Have you ever asked the question, “Why do good things happen to bad people?” It’s a question I hear often from people who are wrestling to understand the nature of God and His interaction with the world. Before I give you an answer to that question, I want to challenge you to consider that it might not be the right question to ask. Why? Because in asking, “Why do good things happen to bad people” we are presupposing that we are the arbiters of good and bad when in fact, we simply are not.
The Bible tells us that God will give mercy and show compassion to whosoever he wants to (Romans 9:15), that’s because He is God and He does not need our permission to be Himself. The sovereign nature of God means that He’s not beholden to our understanding of write or wrong. No, in fact, God is the one who determines both right and wrong and because He is God, whatever He does is right, good, and just.
That means when God does something that we might think is good, it’s because we are aligning our understanding to His definition of what is good and not the other way around. Inversely, when God does something that we perceive is bad it’s not because He’s done something bad but because we don’t yet understand what He’s doing or why.
So instead of asking, “Why do good things happen to bad people?” we should be asking, “What does God know that I don’t know and how can I know him better?”
For example, you might think that God has allowed some good blessing to come the way of someone you think is objectively bad and that can be frustrating, for sure. However, if you’re being honest, you don’t really know what God is doing in that person’s life or in their heart. You don’t fully understand the journey that God is taking them on and maybe, just maybe, He’s transforming that bad person into something altogether new and good. He doesn’t need your permission or your understanding to do that. He is God.
Consider the innumerable times in which God has blessed you in spite of the fact that you have been a rotten, lowdown, dirty, sinner. Yes, it’s true, sometimes you are the bad person in the story. The answer is because God is good and kind and He blesses whomever He chooses to bless.
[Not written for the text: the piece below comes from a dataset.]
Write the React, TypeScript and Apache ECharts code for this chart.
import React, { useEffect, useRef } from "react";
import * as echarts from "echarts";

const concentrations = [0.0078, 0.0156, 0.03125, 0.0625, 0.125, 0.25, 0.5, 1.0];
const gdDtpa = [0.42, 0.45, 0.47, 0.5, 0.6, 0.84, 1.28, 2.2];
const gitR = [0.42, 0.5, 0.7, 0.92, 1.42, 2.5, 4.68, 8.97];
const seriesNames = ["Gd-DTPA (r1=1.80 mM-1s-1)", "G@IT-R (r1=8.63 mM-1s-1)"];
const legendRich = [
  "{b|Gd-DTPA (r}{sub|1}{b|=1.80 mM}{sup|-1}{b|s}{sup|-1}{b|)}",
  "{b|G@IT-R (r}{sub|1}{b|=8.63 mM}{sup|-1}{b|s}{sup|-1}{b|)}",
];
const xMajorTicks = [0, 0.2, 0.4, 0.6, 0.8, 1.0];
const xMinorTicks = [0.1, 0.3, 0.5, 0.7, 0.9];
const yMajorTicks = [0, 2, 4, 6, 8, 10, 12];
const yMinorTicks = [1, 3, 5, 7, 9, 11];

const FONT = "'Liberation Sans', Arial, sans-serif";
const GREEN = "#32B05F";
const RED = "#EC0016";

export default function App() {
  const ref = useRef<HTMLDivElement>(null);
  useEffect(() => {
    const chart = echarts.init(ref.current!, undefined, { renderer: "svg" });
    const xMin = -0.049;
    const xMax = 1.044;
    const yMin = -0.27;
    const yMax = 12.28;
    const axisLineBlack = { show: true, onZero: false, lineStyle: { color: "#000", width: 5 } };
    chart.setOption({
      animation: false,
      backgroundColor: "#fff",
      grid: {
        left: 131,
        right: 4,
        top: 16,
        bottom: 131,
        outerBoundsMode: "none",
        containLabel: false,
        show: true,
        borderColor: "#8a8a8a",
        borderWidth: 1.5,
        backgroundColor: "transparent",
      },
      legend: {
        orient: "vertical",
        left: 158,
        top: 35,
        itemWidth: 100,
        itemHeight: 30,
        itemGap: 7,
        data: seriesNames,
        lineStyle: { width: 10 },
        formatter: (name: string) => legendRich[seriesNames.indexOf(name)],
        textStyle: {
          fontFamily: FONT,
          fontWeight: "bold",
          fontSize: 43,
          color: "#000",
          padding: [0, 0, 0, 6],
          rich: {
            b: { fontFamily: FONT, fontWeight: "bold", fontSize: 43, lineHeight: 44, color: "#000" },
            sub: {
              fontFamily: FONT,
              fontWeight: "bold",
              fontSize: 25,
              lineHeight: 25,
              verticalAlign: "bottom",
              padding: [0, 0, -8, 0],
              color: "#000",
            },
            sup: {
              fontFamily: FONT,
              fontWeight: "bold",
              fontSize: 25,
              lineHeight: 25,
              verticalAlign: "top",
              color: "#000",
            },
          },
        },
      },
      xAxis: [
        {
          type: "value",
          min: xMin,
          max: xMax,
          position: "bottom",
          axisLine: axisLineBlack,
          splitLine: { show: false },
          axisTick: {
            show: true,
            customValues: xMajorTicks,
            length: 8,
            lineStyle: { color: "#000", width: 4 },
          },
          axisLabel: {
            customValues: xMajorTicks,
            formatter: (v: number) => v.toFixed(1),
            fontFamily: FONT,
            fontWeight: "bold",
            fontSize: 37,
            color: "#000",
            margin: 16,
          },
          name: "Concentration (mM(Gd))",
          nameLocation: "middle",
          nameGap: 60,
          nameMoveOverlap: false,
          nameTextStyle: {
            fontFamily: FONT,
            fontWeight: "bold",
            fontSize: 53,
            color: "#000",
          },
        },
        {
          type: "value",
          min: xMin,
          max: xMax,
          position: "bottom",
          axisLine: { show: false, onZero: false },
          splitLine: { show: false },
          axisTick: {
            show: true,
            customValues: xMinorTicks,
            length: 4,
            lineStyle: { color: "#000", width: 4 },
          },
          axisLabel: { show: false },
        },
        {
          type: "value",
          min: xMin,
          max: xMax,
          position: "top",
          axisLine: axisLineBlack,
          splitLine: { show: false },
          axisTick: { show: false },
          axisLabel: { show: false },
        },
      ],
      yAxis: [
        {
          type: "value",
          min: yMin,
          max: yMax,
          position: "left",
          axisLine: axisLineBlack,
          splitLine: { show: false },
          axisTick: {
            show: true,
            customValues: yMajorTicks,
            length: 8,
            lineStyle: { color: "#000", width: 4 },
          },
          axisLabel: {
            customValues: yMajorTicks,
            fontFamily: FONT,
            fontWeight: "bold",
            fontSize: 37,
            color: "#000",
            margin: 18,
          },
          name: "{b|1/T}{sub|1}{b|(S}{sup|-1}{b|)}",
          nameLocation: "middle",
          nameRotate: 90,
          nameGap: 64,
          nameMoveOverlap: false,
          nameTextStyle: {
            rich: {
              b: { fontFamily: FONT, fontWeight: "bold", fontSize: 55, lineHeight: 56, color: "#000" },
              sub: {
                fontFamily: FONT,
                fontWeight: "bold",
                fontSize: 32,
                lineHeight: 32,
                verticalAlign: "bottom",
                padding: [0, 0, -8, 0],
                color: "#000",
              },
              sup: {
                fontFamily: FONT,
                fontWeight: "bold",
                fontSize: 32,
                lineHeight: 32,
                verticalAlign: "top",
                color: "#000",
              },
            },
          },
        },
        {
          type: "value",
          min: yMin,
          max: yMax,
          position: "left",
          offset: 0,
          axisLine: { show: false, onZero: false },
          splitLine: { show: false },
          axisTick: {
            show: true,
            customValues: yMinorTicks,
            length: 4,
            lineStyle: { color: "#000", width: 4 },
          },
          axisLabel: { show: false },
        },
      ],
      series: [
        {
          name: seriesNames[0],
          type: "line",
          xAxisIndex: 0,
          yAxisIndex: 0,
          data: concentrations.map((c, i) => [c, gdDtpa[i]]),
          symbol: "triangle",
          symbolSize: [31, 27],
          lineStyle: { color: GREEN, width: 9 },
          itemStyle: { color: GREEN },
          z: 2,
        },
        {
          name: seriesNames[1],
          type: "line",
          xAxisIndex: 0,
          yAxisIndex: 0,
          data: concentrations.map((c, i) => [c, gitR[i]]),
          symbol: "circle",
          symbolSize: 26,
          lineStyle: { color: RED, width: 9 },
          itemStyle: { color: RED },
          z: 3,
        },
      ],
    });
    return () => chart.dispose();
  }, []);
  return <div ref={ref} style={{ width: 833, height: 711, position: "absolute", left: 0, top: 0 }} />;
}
In fact, the Bible tells us that God’s kindness leads us to repentance (Romans 2:4). Which is why, if you’re reading this blog today and you’re a believer, even when you were the bad guy, God did a good thing for you by inviting you to turn from your sin and walk towards Him.
Look good things and bad things happen to good people and bad people, and it’s probably better for us to say simply: things happen to people. Our job as believers is to seek the Lord and better understand His long-term, miraculous plan in the lives of all people, no matter how good or bad we think they are. More importantly we are to rejoice when the goodness of God is expressed into our own lives even when we are the bad guys.